The IGSCC, sensitization, and microstructure study of Alloys 600 and 690

Both Alloys 600 and 690 were studied to understand the effect of heat treatment on the sensitization and SCC behavior of these alloys. The microstructural evolution and chromium depletion near the grain boundaries were carefully studied using analytical electron microscopy. The majority of the precipitates formed in Alloy 600 was found to be M₇C₃ with a hexagonal structure (a₀ = 1.398 nm, c₀ = 0.45 nm); whereas the carbides found in Alloy 690 were identified as M₂₃C₆ with an fcc structure (a₀ = 1.06 nm). Modified Huey test performed in boiling 40% HNO₃ was used to study the effect of heat treatment and degree of sensitization.
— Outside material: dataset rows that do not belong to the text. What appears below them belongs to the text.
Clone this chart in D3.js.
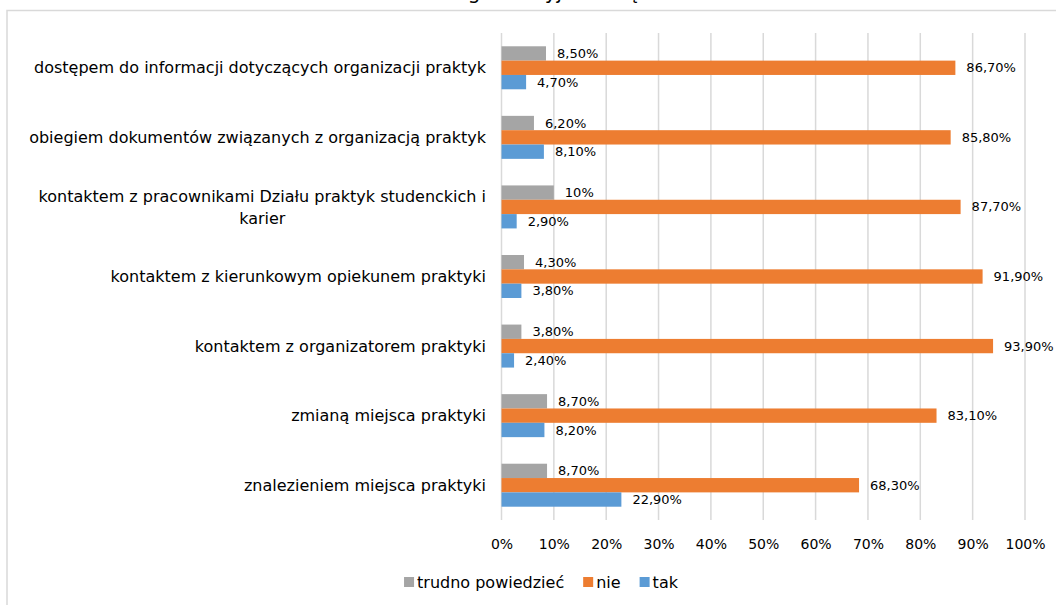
<!DOCTYPE html>
<html>
<head>
<meta charset="utf-8">
<script src="https://cdnjs.cloudflare.com/ajax/libs/d3/7.8.5/d3.min.js"></script>
<style>
    body { margin: 0; background: #fff; }
    svg text { font-family: 'DejaVu Sans', sans-serif; fill: #000; }
</style>
</head>
<body>
<div id="chart"></div>
<script>
// dane
const categories = [
    'dostępem do informacji dotyczących organizacji praktyk',
    'obiegiem dokumentów związanych z organizacją praktyk',
    'kontaktem z pracownikami Działu praktyk studenckich i|karier',
    'kontaktem z kierunkowym opiekunem praktyki',
    'kontaktem z organizatorem praktyki',
    'zmianą miejsca praktyki',
    'znalezieniem miejsca praktyki'
];
const seriesNames = ['trudno powiedzieć', 'nie', 'tak'];
const trudno = [8.5, 6.2, 10, 4.3, 3.8, 8.7, 8.7];
const nie = [86.7, 85.8, 87.7, 91.9, 93.9, 83.1, 68.3];
const tak = [4.7, 8.1, 2.9, 3.8, 2.4, 8.2, 22.9];
const ticks = [0, 10, 20, 30, 40, 50, 60, 70, 80, 90, 100];
const titleText = 'Trudności organizacyjne związane z:';

const colors = ['#a5a5a5', '#ed7d31', '#5b9bd5'];
const seriesValues = [trudno, nie, tak];

const W = 1056, H = 605;
const svg = d3.select('#chart').append('svg')
    .attr('width', W)
    .attr('height', H);

// ramka wykresu
svg.append('rect')
    .attr('x', 7).attr('y', 10.5)
    .attr('width', W).attr('height', H)
    .attr('fill', 'none')
    .attr('stroke', '#d9d9d9')
    .attr('stroke-width', 1.5);

// tytuł (ucięty u góry)
svg.append('text')
    .attr('x', 528).attr('y', -1)
    .attr('text-anchor', 'middle')
    .style('font-size', '20px')
    .text(titleText);

const x = d3.scaleLinear().domain([0, 100]).range([501.5, 1025]);
const y = d3.scaleBand().domain(d3.range(categories.length)).range([33, 520])
    .paddingInner(0.382).paddingOuter(0.191);
const ys = d3.scaleBand().domain(d3.range(seriesNames.length)).range([0, y.bandwidth()]);

// linie siatki
svg.append('g')
    .selectAll('line')
    .data(ticks)
    .enter()
    .append('line')
    .attr('x1', d => x(d)).attr('x2', d => x(d))
    .attr('y1', 33).attr('y2', 520)
    .attr('stroke', '#d9d9d9')
    .attr('stroke-width', 1.5);

// oś X
const xAxis = svg.append('g')
    .attr('transform', 'translate(0, 536)')
    .call(d3.axisBottom(x).tickValues(ticks).tickFormat(d => d + '%').tickSize(0));
xAxis.select('.domain').remove();
xAxis.selectAll('text')
    .style('font-family', 'DejaVu Sans, sans-serif')
    .style('font-size', '14px')
    .attr('fill', '#000');

// etykiety kategorii
const catLabels = svg.append('g')
    .selectAll('text')
    .data(categories)
    .enter()
    .append('text')
    .style('font-size', '16px')
    .attr('y', (d, i) => y(i) + y.bandwidth() / 2);

catLabels.each(function (d, i) {
    const lines = d.split('|');
    const t = d3.select(this);
    if (lines.length === 1) {
        t.attr('x', 486).attr('text-anchor', 'end').attr('dy', '0.35em').text(d);
    } else {
        // dwa wiersze wyśrodkowane względem najdłuższego
        t.attr('text-anchor', 'middle');
        const tmp = lines.map(l => t.append('tspan').text(l));
        const maxW = d3.max(tmp, s => s.node().getComputedTextLength());
        const cx = 486 - maxW / 2;
        const cy = y(i) + y.bandwidth() / 2;
        tmp.forEach((s, k) => {
            s.attr('x', cx).attr('y', cy + (k - (lines.length - 1) / 2) * 22).attr('dy', '0.35em');
        });
    }
});

// słupki
const fmt = v => Number.isInteger(v) ? v + '%' : v.toFixed(2).replace('.', ',') + '%';

seriesValues.forEach((vals, s) => {
    svg.append('g')
        .selectAll('rect')
        .data(vals)
        .enter()
        .append('rect')
        .attr('x', x(0))
        .attr('y', (d, i) => y(i) + ys(s))
        .attr('width', d => x(d) - x(0))
        .attr('height', ys.bandwidth())
        .attr('fill', colors[s]);

    svg.append('g')
        .selectAll('text')
        .data(vals)
        .enter()
        .append('text')
        .attr('x', d => x(d) + 11)
        .attr('y', (d, i) => y(i) + ys(s) + ys.bandwidth() / 2)
        .attr('dy', '0.35em')
        .style('font-size', '13px')
        .text(d => fmt(d));
});

// legenda
const legend = svg.append('g').attr('transform', 'translate(0, 582)');
const items = legend.selectAll('g')
    .data(seriesNames)
    .enter()
    .append('g');
items.append('rect')
    .attr('width', 10).attr('height', 10)
    .attr('y', -5)
    .attr('fill', (d, i) => colors[i]);
items.append('text')
    .attr('x', 13)
    .attr('dy', '0.35em')
    .style('font-size', '16px')
    .text(d => d);

let widths = [];
items.each(function () { widths.push(13 + d3.select(this).select('text').node().getComputedTextLength()); });
const gap = 19;
const total = d3.sum(widths) + gap * (widths.length - 1);
let pos = 541 - total / 2;
items.each(function (d, i) {
    d3.select(this).attr('transform', `translate(${pos}, 0)`);
    pos += widths[i] + gap;
});
</script>
</body>
</html>
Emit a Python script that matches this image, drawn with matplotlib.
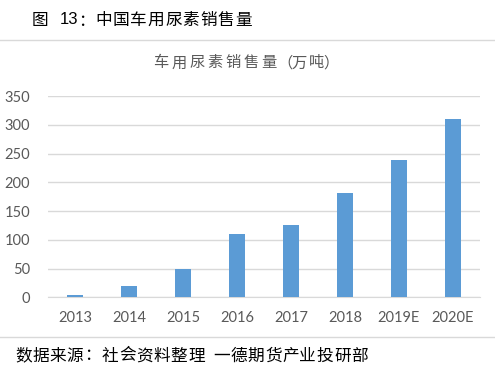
import matplotlib
matplotlib.use("Agg")
import matplotlib.pyplot as plt
from matplotlib.lines import Line2D

categories = ["2013", "2014", "2015", "2016", "2017", "2018", "2019E", "2020E"]
values = [4, 20, 50, 110, 125, 181, 239, 310]
yticks = [0, 50, 100, 150, 200, 250, 300, 350]

header_fig = "图"
header_num = "13"
header_colon = "："
header_text = "中国车用尿素销售量"
chart_title = "车用尿素销售量（万吨）"
footer_a = "数据来源：社会资料整理"
footer_b = "一德期货产业投研部"

plt.rcParams['font.family'] = ['Noto Sans CJK SC', 'DejaVu Sans']

W, H = 495, 376
fig = plt.figure(figsize=(W/100, H/100), dpi=100)
fig.patch.set_facecolor("white")


def put(ch, xc, y, **kw):
    fig.text(xc/W, 1 - y/H, ch, ha="center", va="center", **kw)


def spaced(s, x0, y, pitch, **kw):
    for i, ch in enumerate(s):
        fig.text((x0 + i*pitch)/W, 1 - y/H, ch, ha="left", va="center", **kw)


ax = fig.add_axes([48/W, 1-297.3/H, (480-48)/W, (297.3-96)/H])
x = list(range(len(categories)))
ax.bar(x, values, width=0.31, color="#5B9BD5", zorder=3)
ax.set_xlim(-0.5, len(categories)-0.5)
ax.set_ylim(0, 350)
ax.set_yticks(yticks)
ax.set_xticks(x)
ax.set_xticklabels(categories)
ax.yaxis.grid(True, color="#D9D9D9", linewidth=1, zorder=0)
for s in ["top", "right", "left"]:
    ax.spines[s].set_visible(False)
ax.spines["bottom"].set_color("#D9D9D9")
ax.tick_params(axis="both", length=0, colors="#595959", labelsize=10.5)
ax.tick_params(axis="y", pad=13)
ax.tick_params(axis="x", pad=10)
for lab in ax.get_xticklabels() + ax.get_yticklabels():
    lab.set_family(["Lato", "DejaVu Sans"])

# chart title (letter-spaced, ink centres)
title_centres = [161, 179, 197, 215, 233, 251, 269, 285, 299, 317, 331]
for ch, xc in zip(chart_title, title_centres):
    put(ch, xc, 63, fontsize=11, color="#595959")

# header
put(header_fig, 40, 20, fontsize=12, color="black")
put(header_num, 69, 20, fontsize=12, color="black", family=["Liberation Sans", "DejaVu Sans"])
put(header_colon, 86, 21, fontsize=12, color="black")
for i, ch in enumerate(header_text):
    put(ch, 103.5 + 17.5*i, 20, fontsize=12, color="black")

# footer
spaced(footer_a, 15, 356, 17.3, fontsize=12, color="black")
spaced(footer_b, 213, 356, 17.3, fontsize=12, color="black")

fig.add_artist(Line2D([0, 1], [1-40/H, 1-40/H], transform=fig.transFigure, color="#D9D9D9", linewidth=1))
fig.add_artist(Line2D([0, 1], [1-337/H, 1-337/H], transform=fig.transFigure, color="#D9D9D9", linewidth=1))

fig.savefig("out.png", dpi=100, facecolor="white")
Constant load tests and constant extension rate tests were performed in the solution containing sodium thiosulfate to study the SCC resistance of these alloys. The results of the constant load tests for Alloy 600 indicated that the susceptibility to SCC is sensitive to the chromium depletion depth at grain boundary, and the minimum value to prevent SCC failure is approximately 8 wt%. No SCC was observed for Alloy 690 tested using constand load and CERT in the same environments. All tests showed that Alloy 690 has a far better resistance to intergranular attack and SCC than Alloy 600, which is believed due to its high chromium content. It is therefore anticipated that Alloy 690 now a better substitute to Alloy 600 as a steam generator tubing material for pressurized water reactor will also offer a superior corrosion resistance when "sensitized" and in particular if exposed to sulfur containing media such as thiosulfate solutions. © 1993.